A few weeks ago I came across some photos on the web of one of the most picturesque two-story stone buildings in Colorado- The Glendale Stagecoach Station and Inn near Canon City.  I had never heard of this station, or the small community of Glendale which once stood near the station.  I had to go have a look at the building and snap some photos for myself, so away I went.


The station/inn was built in the 1860s, some records say 1861, others say 1867. Either way it is one of the oldest permanent stone structures in Colorado. But is it really permanent?  Also known in the early days as the McClure House, Glendale Station served as a stop on the old Colorado City to Fairplay stagecoach road.

A flood rushed through the town of Glendale in the early-1900s and wiped out everything but the stone station, but it too was heavily damaged.  Silt deposited by the flood made the land unusable, so the town was never rebuilt and the station was abandoned. Since the flood, Glendale station has steadily deteriorated, and, unfortunately, as always, has been the victim of both arson and vandalism.


Layers of graffiti cover the station today.

Today the imposing stone structure still hangs on, precariously it stands with no roof, no  inner support beams, and the walls are slowly beginning to separate. Even worse, the station is located on public lands in a relatively remote area which is an open invite to vandals who have taken a very heavy toll on the building in recent years. Layer upon layer of spray painted graffiti cake the lower level of the station, evidence inside shows what little wood remains from the second floor joists has been set on fire recently, and the walls show evidence of people intentionally trying to topple the building.

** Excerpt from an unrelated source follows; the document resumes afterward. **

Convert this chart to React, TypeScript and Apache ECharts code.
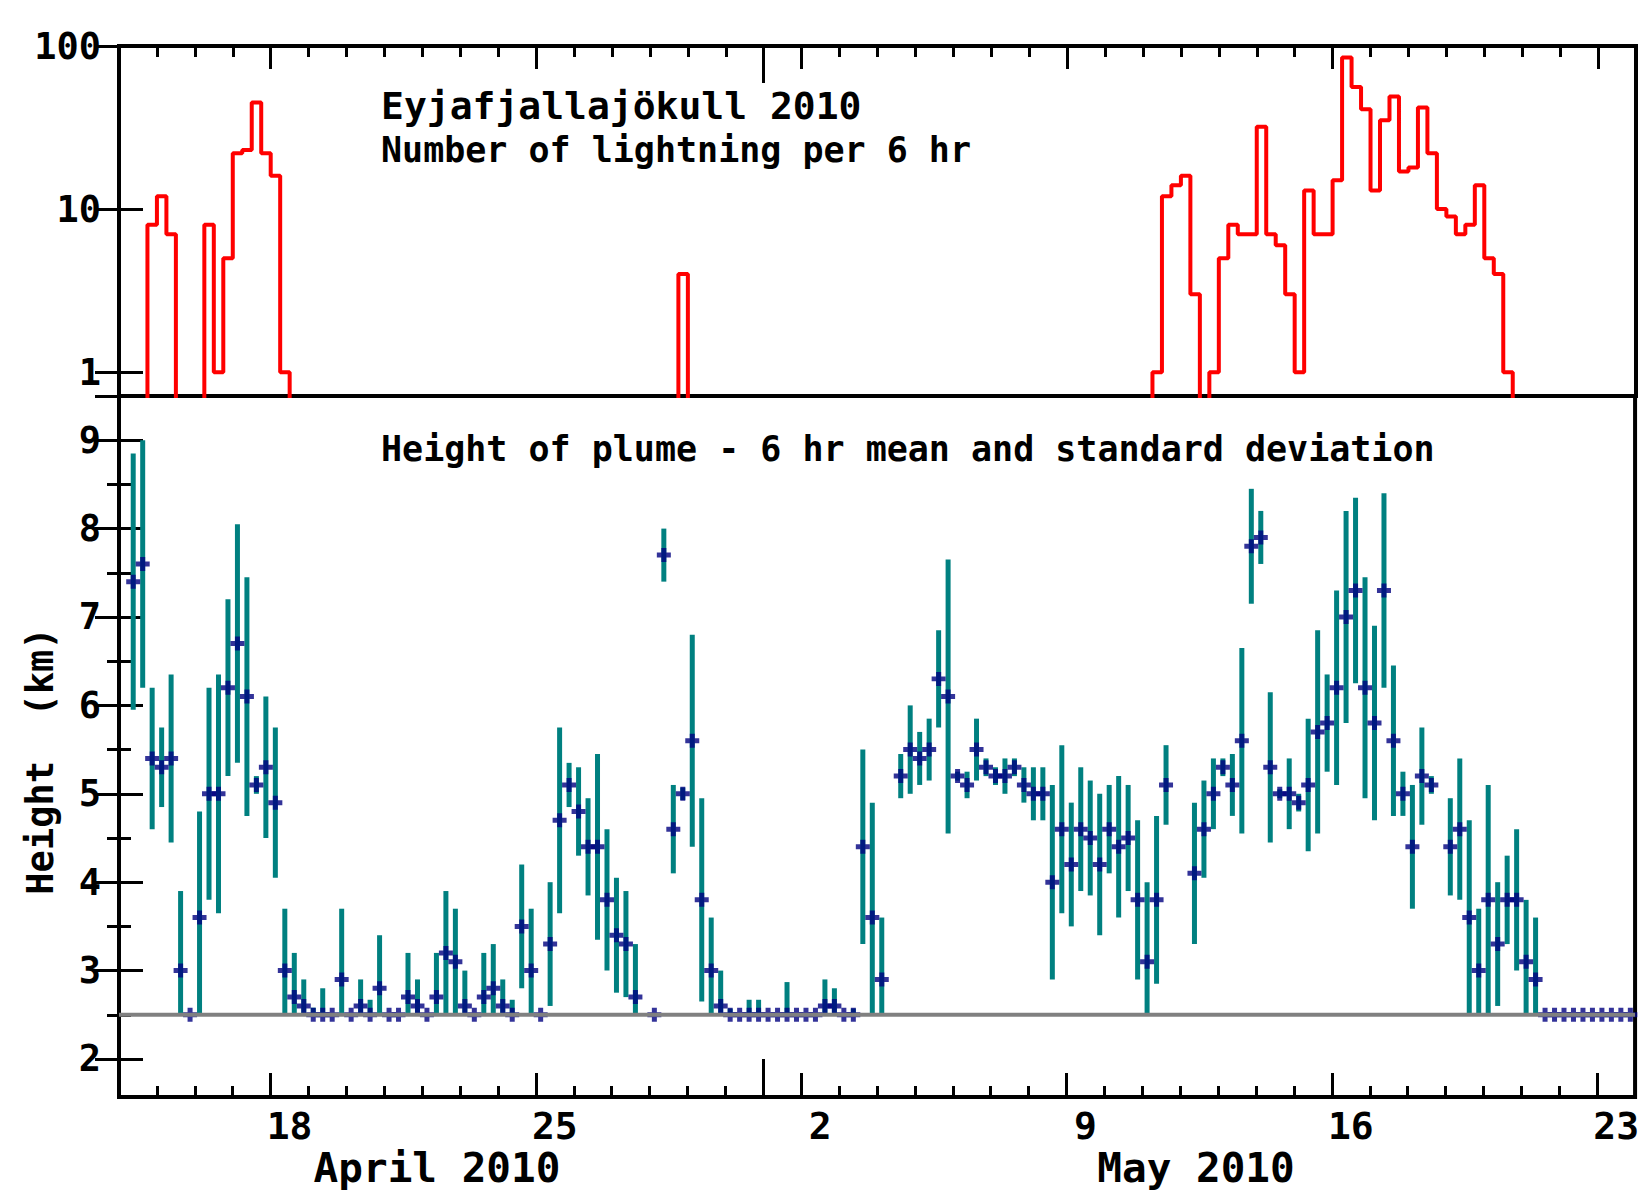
import React, { useEffect, useRef } from "react";
import * as echarts from "echarts";

// 6-hour bins starting 2010-04-14 00:00 UTC (4 bins per day, 160 bins = 40 days)
const START_UTC = Date.UTC(2010, 3, 14);
const BINS_PER_DAY = 4;
const AXIS_DAYS = 40;

// Number of lightning per 6 hr (0 = none)
const lightningPer6h = [
  0, 0, 0, 8, 12, 7, 0, 0, 0, 8, 1, 5, 22, 23, 45, 22, 16, 1, 0, 0,
  0, 0, 0, 0, 0, 0, 0, 0, 0, 0, 0, 0, 0, 0, 0, 0, 0, 0, 0, 0,
  0, 0, 0, 0, 0, 0, 0, 0, 0, 0, 0, 0, 0, 0, 0, 0, 0, 0, 0, 4,
  0, 0, 0, 0, 0, 0, 0, 0, 0, 0, 0, 0, 0, 0, 0, 0, 0, 0, 0, 0,
  0, 0, 0, 0, 0, 0, 0, 0, 0, 0, 0, 0, 0, 0, 0, 0, 0, 0, 0, 0,
  0, 0, 0, 0, 0, 0, 0, 0, 0, 1, 12, 14, 16, 3, 0, 1, 5, 8, 7, 7,
  32, 7, 6, 3, 1, 13, 7, 7, 15, 85, 56, 41, 13, 35, 49, 17, 18, 42, 22, 10,
  9, 7, 8, 14, 5, 4, 1, 0, 0, 0, 0, 0, 0, 0, 0, 0, 0, 0, 0, 0,
];

// Height of plume, 6 hr mean (km)
const plumeMeanKm = [
  null, 7.4, 7.6, 5.4, 5.3, 5.4, 3.0, 2.5, 3.6, 5.0, 5.0, 6.2, 6.7, 6.1, 5.1, 5.3, 4.9, 3.0, 2.7, 2.6,
  2.5, 2.5, 2.5, 2.9, 2.5, 2.6, 2.5, 2.8, 2.5, 2.5, 2.7, 2.6, 2.5, 2.7, 3.2, 3.1, 2.6, 2.5, 2.7, 2.8,
  2.6, 2.5, 3.5, 3.0, 2.5, 3.3, 4.7, 5.1, 4.8, 4.4, 4.4, 3.8, 3.4, 3.3, 2.7, null, 2.5, 7.7, 4.6, 5.0,
  5.6, 3.8, 3.0, 2.6, 2.5, 2.5, 2.5, 2.5, 2.5, 2.5, 2.5, 2.5, 2.5, 2.5, 2.6, 2.6, 2.5, 2.5, 4.4, 3.6,
  2.9, null, 5.2, 5.5, 5.4, 5.5, 6.3, 6.1, 5.2, 5.1, 5.5, 5.3, 5.2, 5.2, 5.3, 5.1, 5.0, 5.0, 4.0, 4.6,
  4.2, 4.6, 4.5, 4.2, 4.6, 4.4, 4.5, 3.8, 3.1, 3.8, 5.1, null, null, 4.1, 4.6, 5.0, 5.3, 5.1, 5.6, 7.8,
  7.9, 5.3, 5.0, 5.0, 4.9, 5.1, 5.7, 5.8, 6.2, 7.0, 7.3, 6.2, 5.8, 7.3, 5.6, 5.0, 4.4, 5.2, 5.1, null,
  4.4, 4.6, 3.6, 3.0, 3.8, 3.3, 3.8, 3.8, 3.1, 2.9, 2.5, 2.5, 2.5, 2.5, 2.5, 2.5, 2.5, 2.5, 2.5, 2.5,
];

// Height of plume, 6 hr standard deviation (km)
const plumeSdKm = [
  null, 1.45, 1.4, 0.8, 0.45, 0.95, 0.9, 0, 1.2, 1.2, 1.35, 1.0, 1.35, 1.35, 0.1, 0.8, 0.85, 0.7, 0.5, 0.3,
  0.08, 0.3, 0, 0.8, 0, 0.3, 0.17, 0.6, 0, 0, 0.5, 0.3, 0, 0.5, 0.7, 0.6, 0.4, 0, 0.5, 0.5,
  0.3, 0.17, 0.7, 0.7, 0, 0.7, 1.05, 0.25, 0.5, 0.55, 1.05, 0.8, 0.65, 0.6, 0.6, null, 0, 0.3, 0.5, 0.07,
  1.2, 1.15, 0.6, 0.4, 0.07, 0, 0.17, 0.17, 0, 0, 0.37, 0, 0, 0, 0.3, 0.2, 0, 0.07, 1.1, 1.3,
  0.7, null, 0.25, 0.5, 0.3, 0.35, 0.55, 1.55, 0.05, 0.15, 0.35, 0.1, 0.1, 0.2, 0.1, 0.2, 0.3, 0.3, 1.1, 0.95,
  0.7, 0.7, 0.65, 0.8, 0.5, 0.8, 0.6, 0.9, 0.9, 0.95, 0.45, null, null, 0.8, 0.55, 0.4, 0.1, 0.35, 1.05, 0.65,
  0.3, 0.85, 0.05, 0.4, 0.1, 0.75, 1.15, 0.55, 1.1, 1.2, 1.05, 1.25, 1.1, 1.1, 0.85, 0.25, 0.7, 0.55, 0.1, null,
  0.55, 0.8, 1.1, 0.7, 1.3, 0.7, 0.5, 0.8, 0.7, 0.7, 0, 0, 0, 0, 0, 0, 0, 0, 0, 0,
];

const detectionFloorKm = 2.5;

// Axis ticks (days after 14 April 2010)
const weekTickDays = [4, 11, 18, 25, 32, 39];
const weekLabelDays = [4.5, 11.5, 18.5, 25.5, 32.5, 39.5]; // labels sit over the day they name
const monthTickDays = [17];
const heightMajorTicks = [2, 3, 4, 5, 6, 7, 8, 9];
const heightMinorTicks = [2.5, 3.5, 4.5, 5.5, 6.5, 7.5, 8.5];

const titleText = "Eyjafjallajökull 2010";
const lightningText = "Number of lightning per 6 hr";
const plumeText = "Height of plume - 6 hr mean and standard deviation";
const yNameText = "Height  (km)";
const aprilText = "April 2010";
const mayText = "May 2010";

const FONT = '"DejaVu Sans Mono", "Liberation Mono", monospace';
const PLUS = "path://M4.5,0H9.5V4.5H14V9.5H9.5V14H4.5V9.5H0V4.5H4.5Z";

function buildOption() {
  const redLine: number[][] = [];
  lightningPer6h.forEach((v, k) => {
    redLine.push([k / BINS_PER_DAY, v > 0 ? v : 0.05]);
  });
  redLine.push([AXIS_DAYS, 0.05]);

  const points: number[][] = [];
  const bars: number[][] = [];
  plumeMeanKm.forEach((m, k) => {
    if (m == null) return;
    const x = (k + 0.5) / BINS_PER_DAY;
    points.push([x, m]);
    const sd = plumeSdKm[k] as number;
    if (sd && sd > 0) {
      bars.push([x, Math.max(detectionFloorKm, m - sd), m + sd]);
    }
  });

  const tickStyle = { color: "#000", width: 3 };
  const xAxis = (gridIndex: number, position: string, length: number, custom?: number[]) => {
    const a: any = {
      type: "value",
      gridIndex,
      position,
      min: 0,
      max: AXIS_DAYS,
      axisLine: { show: false },
      splitLine: { show: false },
      axisTick: { show: true, inside: true, length, lineStyle: tickStyle },
      axisLabel: { show: false },
    };
    if (custom) a.axisTick.customValues = custom;
    else a.interval = 1;
    return a;
  };

  const labelAxis = {
    type: "value",
    gridIndex: 1,
    position: "bottom",
    min: 0,
    max: AXIS_DAYS,
    axisLine: { show: false },
    splitLine: { show: false },
    axisTick: { show: false },
    axisLabel: {
      show: true,
      customValues: weekLabelDays,
      margin: 10,
      fontFamily: FONT,
      fontSize: 38,
      fontWeight: "bold",
      color: "#000",
      formatter: (v: number) => String(new Date(START_UTC + Math.floor(v) * 86400000).getUTCDate()),
    },
  };

  const logY = (position: string, labels: boolean) => ({
    type: "log",
    logBase: 10,
    gridIndex: 0,
    position,
    min: 0.714,
    max: 100,
    axisLine: { show: false },
    splitLine: { show: false },
    minorTick: { show: false },
    axisTick: { show: true, inside: true, length: 24, lineStyle: tickStyle },
    axisLabel: labels
      ? { show: true, showMinLabel: false, margin: 18, fontFamily: FONT, fontSize: 37, fontWeight: "bold", color: "#000" }
      : { show: false },
  });

  const hY = (position: string, length: number, ticks: number[], labels: boolean) => ({
    type: "value",
    gridIndex: 1,
    position,
    min: 1.57,
    max: 9.5,
    axisLine: { show: false },
    splitLine: { show: false },
    axisTick: { show: true, inside: true, length, lineStyle: tickStyle, customValues: ticks },
    axisLabel: labels
      ? { show: true, customValues: ticks, margin: 18, fontFamily: FONT, fontSize: 37, fontWeight: "bold", color: "#000" }
      : { show: false },
  });

  return {
    animation: false,
    backgroundColor: "#fff",
    grid: [
      { left: 119, top: 46, width: 1517, height: 350, show: true, borderColor: "#000", borderWidth: 4, backgroundColor: "transparent" },
      { left: 119, top: 396, width: 1517, height: 701, show: true, borderColor: "#000", borderWidth: 4, backgroundColor: "transparent" },
    ],
    xAxis: [
      xAxis(0, "top", 11),
      xAxis(0, "top", 23, weekTickDays),
      xAxis(0, "top", 37, monthTickDays),
      xAxis(1, "bottom", 11),
      xAxis(1, "bottom", 24, weekTickDays),
      xAxis(1, "bottom", 38, monthTickDays),
      labelAxis,
    ],
    yAxis: [
      logY("left", true),
      logY("right", false),
      hY("left", 24, heightMajorTicks, true),
      hY("left", 12, heightMinorTicks, false),
      hY("right", 24, heightMajorTicks, false),
      hY("right", 12, heightMinorTicks, false),
    ],
    series: [
      {
        type: "line",
        xAxisIndex: 0,
        yAxisIndex: 0,
        step: "end",
        symbol: "none",
        clip: true,
        data: redLine,
        lineStyle: { color: "#ff0000", width: 4 },
        z: 3,
      },
      {
        type: "custom",
        xAxisIndex: 3,
        yAxisIndex: 2,
        data: bars,
        encode: { x: 0, y: [1, 2] },
        z: 2,
        renderItem: (params: any, api: any) => {
          const x = api.value(0);
          const p1 = api.coord([x, api.value(2)]);
          const p2 = api.coord([x, api.value(1)]);
          return {
            type: "line",
            shape: { x1: p1[0], y1: p1[1], x2: p2[0], y2: p2[1] },
            style: { stroke: "#008080", lineWidth: 5 },
          };
        },
      },
      {
        type: "scatter",
        xAxisIndex: 3,
        yAxisIndex: 2,
        data: points,
        symbol: PLUS,
        symbolSize: 14,
        itemStyle: { color: "#000080" },
        z: 3,
      },
      {
        type: "line",
        xAxisIndex: 3,
        yAxisIndex: 2,
        symbol: "none",
        data: [
          [0, detectionFloorKm],
          [AXIS_DAYS, detectionFloorKm],
        ],
        lineStyle: { color: "#808080", width: 4 },
        z: 4,
      },
    ],
    graphic: [
      { type: "text", x: 381, y: 106, style: { text: titleText, font: `bold 38px ${FONT}`, fill: "#000", align: "left", verticalAlign: "middle" } },
      { type: "text", x: 381, y: 150, style: { text: lightningText, font: `bold 35px ${FONT}`, fill: "#000", align: "left", verticalAlign: "middle" } },
      { type: "text", x: 381, y: 449, style: { text: plumeText, font: `bold 35px ${FONT}`, fill: "#000", align: "left", verticalAlign: "middle" } },
      { type: "text", x: 40, y: 761, rotation: Math.PI / 2, style: { text: yNameText, font: `bold 37px ${FONT}`, fill: "#000", align: "center", verticalAlign: "middle" } },
      { type: "text", x: 437, y: 1168, style: { text: aprilText, font: `bold 41px ${FONT}`, fill: "#000", align: "center", verticalAlign: "middle" } },
      { type: "text", x: 1196, y: 1168, style: { text: mayText, font: `bold 41px ${FONT}`, fill: "#000", align: "center", verticalAlign: "middle" } },
    ],
  };
}

export default function App() {
  const ref = useRef<HTMLDivElement>(null);
  useEffect(() => {
    if (!ref.current) return;
    const chart = echarts.init(ref.current, undefined, { renderer: "svg" });
    chart.setOption(buildOption() as any);
    return () => chart.dispose();
  }, []);
  return (
    <div
      ref={ref}
      style={{ position: "absolute", left: 0, top: 0, width: 1642, height: 1191, background: "#fff" }}
    />
  );
}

A quick inspection around the perimeter of the station reveals the old stone well and cistern, now overgrown and easy to miss. Down the hill and tucked in the trees along the seasonally flowing creek bed you can find stone walls and foundations of other structures that once made up part of the town of Glendale. Broken bottles, rusted bits of metal, and the weathered shards of boards and fencing are strewn in a radius about the station.


Remains of the cistern


The well


It seems that the Glendale Station is both cursed and blessed by its hard to access location- If it were closer to any town or major roads, it is likely that funds would be freed up to allow for preservation and an historical marker. But, if it were easier to access the vandalism is likely to be far worse than it already has been, and chances are the station would be long gone by now. It would be a shame to lose such a beautiful and historic place, but it seems there is very little that can be done to save it. So, we watch and wait.


  1. Jason says:

    This is located on private property and trespassers will be prosecuted. It is no longer open to the public and never actually was.